(Records)
————

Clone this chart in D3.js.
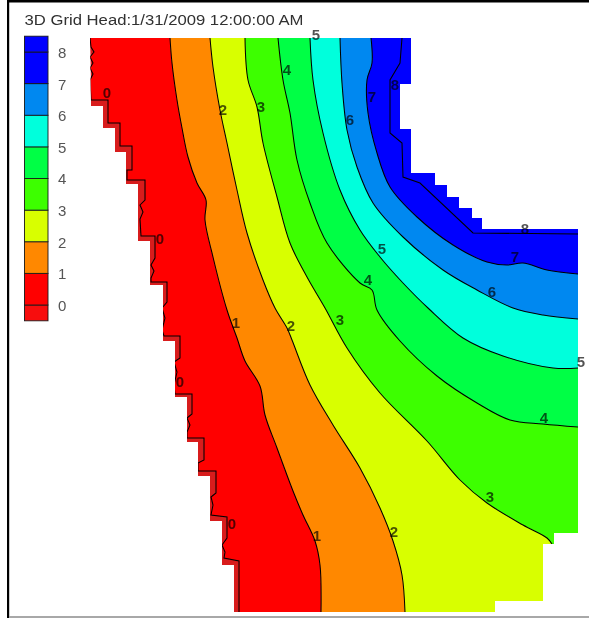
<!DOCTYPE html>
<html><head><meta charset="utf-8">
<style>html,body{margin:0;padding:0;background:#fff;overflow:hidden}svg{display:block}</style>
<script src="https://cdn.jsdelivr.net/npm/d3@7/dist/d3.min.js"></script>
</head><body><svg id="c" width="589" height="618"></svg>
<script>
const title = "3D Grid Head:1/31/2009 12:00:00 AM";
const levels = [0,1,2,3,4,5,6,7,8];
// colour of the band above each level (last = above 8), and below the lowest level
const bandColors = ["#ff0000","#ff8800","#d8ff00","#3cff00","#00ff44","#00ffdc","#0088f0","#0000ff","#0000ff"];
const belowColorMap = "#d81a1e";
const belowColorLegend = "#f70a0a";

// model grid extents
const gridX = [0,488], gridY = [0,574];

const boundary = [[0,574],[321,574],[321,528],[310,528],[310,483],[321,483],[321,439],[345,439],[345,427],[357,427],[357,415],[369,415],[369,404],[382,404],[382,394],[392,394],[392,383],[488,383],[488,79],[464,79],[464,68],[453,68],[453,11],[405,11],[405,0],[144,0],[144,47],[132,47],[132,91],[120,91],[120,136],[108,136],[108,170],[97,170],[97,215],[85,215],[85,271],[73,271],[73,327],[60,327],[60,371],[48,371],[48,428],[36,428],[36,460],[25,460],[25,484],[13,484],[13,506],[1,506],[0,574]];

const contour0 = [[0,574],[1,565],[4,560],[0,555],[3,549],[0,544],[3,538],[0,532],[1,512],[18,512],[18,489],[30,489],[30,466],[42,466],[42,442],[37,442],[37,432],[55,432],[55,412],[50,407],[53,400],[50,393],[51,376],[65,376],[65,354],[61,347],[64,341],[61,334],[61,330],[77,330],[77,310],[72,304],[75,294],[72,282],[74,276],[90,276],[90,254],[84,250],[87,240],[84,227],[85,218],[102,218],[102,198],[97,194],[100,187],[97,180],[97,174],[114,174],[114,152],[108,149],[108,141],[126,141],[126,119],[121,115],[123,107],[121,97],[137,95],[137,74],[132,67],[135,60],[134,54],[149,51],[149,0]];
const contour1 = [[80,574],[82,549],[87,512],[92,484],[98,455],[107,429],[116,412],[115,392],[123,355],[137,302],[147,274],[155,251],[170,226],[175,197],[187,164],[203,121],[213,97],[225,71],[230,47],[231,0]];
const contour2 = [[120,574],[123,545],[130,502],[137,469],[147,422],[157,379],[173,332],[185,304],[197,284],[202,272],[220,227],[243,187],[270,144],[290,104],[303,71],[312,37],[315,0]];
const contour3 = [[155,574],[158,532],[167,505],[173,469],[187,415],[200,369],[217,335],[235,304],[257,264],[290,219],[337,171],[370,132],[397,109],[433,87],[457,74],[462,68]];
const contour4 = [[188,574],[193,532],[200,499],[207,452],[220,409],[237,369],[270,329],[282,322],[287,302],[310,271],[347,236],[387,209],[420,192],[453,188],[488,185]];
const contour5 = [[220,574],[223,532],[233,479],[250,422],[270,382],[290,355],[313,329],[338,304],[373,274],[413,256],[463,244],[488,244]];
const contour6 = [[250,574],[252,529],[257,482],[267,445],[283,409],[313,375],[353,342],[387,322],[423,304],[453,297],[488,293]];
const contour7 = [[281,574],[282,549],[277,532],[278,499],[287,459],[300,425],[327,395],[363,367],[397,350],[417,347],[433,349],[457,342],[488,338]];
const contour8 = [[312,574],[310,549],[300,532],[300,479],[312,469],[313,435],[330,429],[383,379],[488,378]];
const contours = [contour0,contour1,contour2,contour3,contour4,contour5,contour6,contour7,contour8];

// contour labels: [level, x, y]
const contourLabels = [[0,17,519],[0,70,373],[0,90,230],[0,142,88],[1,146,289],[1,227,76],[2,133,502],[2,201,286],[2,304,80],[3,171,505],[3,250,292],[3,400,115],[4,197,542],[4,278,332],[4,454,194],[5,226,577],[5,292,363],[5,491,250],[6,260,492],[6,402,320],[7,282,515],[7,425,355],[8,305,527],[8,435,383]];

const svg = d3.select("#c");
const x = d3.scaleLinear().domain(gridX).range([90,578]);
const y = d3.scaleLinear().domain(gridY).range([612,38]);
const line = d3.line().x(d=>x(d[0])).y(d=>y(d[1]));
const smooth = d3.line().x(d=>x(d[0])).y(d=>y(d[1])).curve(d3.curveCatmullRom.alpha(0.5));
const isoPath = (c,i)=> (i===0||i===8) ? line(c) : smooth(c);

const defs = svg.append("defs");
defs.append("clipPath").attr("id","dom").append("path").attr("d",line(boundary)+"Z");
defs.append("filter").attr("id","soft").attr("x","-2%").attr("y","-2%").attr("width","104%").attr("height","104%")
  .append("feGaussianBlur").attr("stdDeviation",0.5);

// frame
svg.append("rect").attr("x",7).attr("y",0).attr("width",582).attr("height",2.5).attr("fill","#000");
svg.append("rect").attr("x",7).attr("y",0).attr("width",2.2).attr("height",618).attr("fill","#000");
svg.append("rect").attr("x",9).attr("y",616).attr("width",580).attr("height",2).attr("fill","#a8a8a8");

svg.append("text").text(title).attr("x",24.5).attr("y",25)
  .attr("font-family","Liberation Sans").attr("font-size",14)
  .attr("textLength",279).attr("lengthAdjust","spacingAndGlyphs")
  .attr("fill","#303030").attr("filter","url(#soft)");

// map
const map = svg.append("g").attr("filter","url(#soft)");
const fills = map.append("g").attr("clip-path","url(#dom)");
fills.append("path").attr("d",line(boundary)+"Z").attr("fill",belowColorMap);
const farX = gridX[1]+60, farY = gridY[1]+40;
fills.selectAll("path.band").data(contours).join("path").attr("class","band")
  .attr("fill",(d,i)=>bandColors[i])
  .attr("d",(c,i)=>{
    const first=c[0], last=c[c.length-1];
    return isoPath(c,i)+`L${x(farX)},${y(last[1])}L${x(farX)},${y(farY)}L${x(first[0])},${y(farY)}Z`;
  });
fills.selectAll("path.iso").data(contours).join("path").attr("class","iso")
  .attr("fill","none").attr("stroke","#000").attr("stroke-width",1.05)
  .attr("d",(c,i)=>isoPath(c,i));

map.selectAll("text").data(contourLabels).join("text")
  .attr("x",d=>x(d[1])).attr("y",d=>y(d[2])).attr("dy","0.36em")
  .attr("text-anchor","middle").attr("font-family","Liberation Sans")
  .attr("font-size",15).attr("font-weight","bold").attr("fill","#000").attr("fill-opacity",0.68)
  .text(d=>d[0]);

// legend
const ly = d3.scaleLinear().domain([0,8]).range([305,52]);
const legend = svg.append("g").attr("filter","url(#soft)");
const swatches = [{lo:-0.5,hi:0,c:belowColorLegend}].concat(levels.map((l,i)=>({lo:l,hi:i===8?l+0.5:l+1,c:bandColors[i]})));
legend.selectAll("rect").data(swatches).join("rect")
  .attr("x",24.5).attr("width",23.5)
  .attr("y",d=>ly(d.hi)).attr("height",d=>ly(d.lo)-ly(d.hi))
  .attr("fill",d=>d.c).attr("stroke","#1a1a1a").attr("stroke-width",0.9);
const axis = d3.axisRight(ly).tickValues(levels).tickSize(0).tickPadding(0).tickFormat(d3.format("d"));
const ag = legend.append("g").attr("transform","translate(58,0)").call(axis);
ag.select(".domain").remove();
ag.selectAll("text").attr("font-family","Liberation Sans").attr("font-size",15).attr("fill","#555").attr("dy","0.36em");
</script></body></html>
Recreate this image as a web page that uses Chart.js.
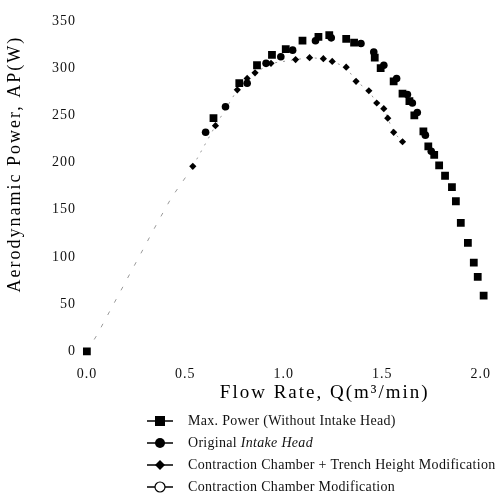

————

What you will do:
Omit any images, then output the listing exactly.

Worked answer:
Clone this chart in D3.js.
<!DOCTYPE html>
<html><head><meta charset="utf-8">
<style>html,body{margin:0;padding:0;background:#fff;overflow:hidden}svg{display:block}</style>
<script src="https://cdn.jsdelivr.net/npm/d3@7/dist/d3.min.js"></script>
</head><body><svg id="c" width="589" height="618"></svg>
<script>
const title = "3D Grid Head:1/31/2009 12:00:00 AM";
const levels = [0,1,2,3,4,5,6,7,8];
// colour of the band above each level (last = above 8), and below the lowest level
const bandColors = ["#ff0000","#ff8800","#d8ff00","#3cff00","#00ff44","#00ffdc","#0088f0","#0000ff","#0000ff"];
const belowColorMap = "#d81a1e";
const belowColorLegend = "#f70a0a";

// model grid extents
const gridX = [0,488], gridY = [0,574];

const boundary = [[0,574],[321,574],[321,528],[310,528],[310,483],[321,483],[321,439],[345,439],[345,427],[357,427],[357,415],[369,415],[369,404],[382,404],[382,394],[392,394],[392,383],[488,383],[488,79],[464,79],[464,68],[453,68],[453,11],[405,11],[405,0],[144,0],[144,47],[132,47],[132,91],[120,91],[120,136],[108,136],[108,170],[97,170],[97,215],[85,215],[85,271],[73,271],[73,327],[60,327],[60,371],[48,371],[48,428],[36,428],[36,460],[25,460],[25,484],[13,484],[13,506],[1,506],[0,574]];

const contour0 = [[0,574],[1,565],[4,560],[0,555],[3,549],[0,544],[3,538],[0,532],[1,512],[18,512],[18,489],[30,489],[30,466],[42,466],[42,442],[37,442],[37,432],[55,432],[55,412],[50,407],[53,400],[50,393],[51,376],[65,376],[65,354],[61,347],[64,341],[61,334],[61,330],[77,330],[77,310],[72,304],[75,294],[72,282],[74,276],[90,276],[90,254],[84,250],[87,240],[84,227],[85,218],[102,218],[102,198],[97,194],[100,187],[97,180],[97,174],[114,174],[114,152],[108,149],[108,141],[126,141],[126,119],[121,115],[123,107],[121,97],[137,95],[137,74],[132,67],[135,60],[134,54],[149,51],[149,0]];
const contour1 = [[80,574],[82,549],[87,512],[92,484],[98,455],[107,429],[116,412],[115,392],[123,355],[137,302],[147,274],[155,251],[170,226],[175,197],[187,164],[203,121],[213,97],[225,71],[230,47],[231,0]];
const contour2 = [[120,574],[123,545],[130,502],[137,469],[147,422],[157,379],[173,332],[185,304],[197,284],[202,272],[220,227],[243,187],[270,144],[290,104],[303,71],[312,37],[315,0]];
const contour3 = [[155,574],[158,532],[167,505],[173,469],[187,415],[200,369],[217,335],[235,304],[257,264],[290,219],[337,171],[370,132],[397,109],[433,87],[457,74],[462,68]];
const contour4 = [[188,574],[193,532],[200,499],[207,452],[220,409],[237,369],[270,329],[282,322],[287,302],[310,271],[347,236],[387,209],[420,192],[453,188],[488,185]];
const contour5 = [[220,574],[223,532],[233,479],[250,422],[270,382],[290,355],[313,329],[338,304],[373,274],[413,256],[463,244],[488,244]];
const contour6 = [[250,574],[252,529],[257,482],[267,445],[283,409],[313,375],[353,342],[387,322],[423,304],[453,297],[488,293]];
const contour7 = [[281,574],[282,549],[277,532],[278,499],[287,459],[300,425],[327,395],[363,367],[397,350],[417,347],[433,349],[457,342],[488,338]];
const contour8 = [[312,574],[310,549],[300,532],[300,479],[312,469],[313,435],[330,429],[383,379],[488,378]];
const contours = [contour0,contour1,contour2,contour3,contour4,contour5,contour6,contour7,contour8];

// contour labels: [level, x, y]
const contourLabels = [[0,17,519],[0,70,373],[0,90,230],[0,142,88],[1,146,289],[1,227,76],[2,133,502],[2,201,286],[2,304,80],[3,171,505],[3,250,292],[3,400,115],[4,197,542],[4,278,332],[4,454,194],[5,226,577],[5,292,363],[5,491,250],[6,260,492],[6,402,320],[7,282,515],[7,425,355],[8,305,527],[8,435,383]];

const svg = d3.select("#c");
const x = d3.scaleLinear().domain(gridX).range([90,578]);
const y = d3.scaleLinear().domain(gridY).range([612,38]);
const line = d3.line().x(d=>x(d[0])).y(d=>y(d[1]));
const smooth = d3.line().x(d=>x(d[0])).y(d=>y(d[1])).curve(d3.curveCatmullRom.alpha(0.5));
const isoPath = (c,i)=> (i===0||i===8) ? line(c) : smooth(c);

const defs = svg.append("defs");
defs.append("clipPath").attr("id","dom").append("path").attr("d",line(boundary)+"Z");
defs.append("filter").attr("id","soft").attr("x","-2%").attr("y","-2%").attr("width","104%").attr("height","104%")
  .append("feGaussianBlur").attr("stdDeviation",0.5);

// frame
svg.append("rect").attr("x",7).attr("y",0).attr("width",582).attr("height",2.5).attr("fill","#000");
svg.append("rect").attr("x",7).attr("y",0).attr("width",2.2).attr("height",618).attr("fill","#000");
svg.append("rect").attr("x",9).attr("y",616).attr("width",580).attr("height",2).attr("fill","#a8a8a8");

svg.append("text").text(title).attr("x",24.5).attr("y",25)
  .attr("font-family","Liberation Sans").attr("font-size",14)
  .attr("textLength",279).attr("lengthAdjust","spacingAndGlyphs")
  .attr("fill","#303030").attr("filter","url(#soft)");

// map
const map = svg.append("g").attr("filter","url(#soft)");
const fills = map.append("g").attr("clip-path","url(#dom)");
fills.append("path").attr("d",line(boundary)+"Z").attr("fill",belowColorMap);
const farX = gridX[1]+60, farY = gridY[1]+40;
fills.selectAll("path.band").data(contours).join("path").attr("class","band")
  .attr("fill",(d,i)=>bandColors[i])
  .attr("d",(c,i)=>{
    const first=c[0], last=c[c.length-1];
    return isoPath(c,i)+`L${x(farX)},${y(last[1])}L${x(farX)},${y(farY)}L${x(first[0])},${y(farY)}Z`;
  });
fills.selectAll("path.iso").data(contours).join("path").attr("class","iso")
  .attr("fill","none").attr("stroke","#000").attr("stroke-width",1.05)
  .attr("d",(c,i)=>isoPath(c,i));

map.selectAll("text").data(contourLabels).join("text")
  .attr("x",d=>x(d[1])).attr("y",d=>y(d[2])).attr("dy","0.36em")
  .attr("text-anchor","middle").attr("font-family","Liberation Sans")
  .attr("font-size",15).attr("font-weight","bold").attr("fill","#000").attr("fill-opacity",0.68)
  .text(d=>d[0]);

// legend
const ly = d3.scaleLinear().domain([0,8]).range([305,52]);
const legend = svg.append("g").attr("filter","url(#soft)");
const swatches = [{lo:-0.5,hi:0,c:belowColorLegend}].concat(levels.map((l,i)=>({lo:l,hi:i===8?l+0.5:l+1,c:bandColors[i]})));
legend.selectAll("rect").data(swatches).join("rect")
  .attr("x",24.5).attr("width",23.5)
  .attr("y",d=>ly(d.hi)).attr("height",d=>ly(d.lo)-ly(d.hi))
  .attr("fill",d=>d.c).attr("stroke","#1a1a1a").attr("stroke-width",0.9);
const axis = d3.axisRight(ly).tickValues(levels).tickSize(0).tickPadding(0).tickFormat(d3.format("d"));
const ag = legend.append("g").attr("transform","translate(58,0)").call(axis);
ag.select(".domain").remove();
ag.selectAll("text").attr("font-family","Liberation Sans").attr("font-size",15).attr("fill","#555").attr("dy","0.36em");
</script></body></html>
Recreate this image as a web page that uses Chart.js.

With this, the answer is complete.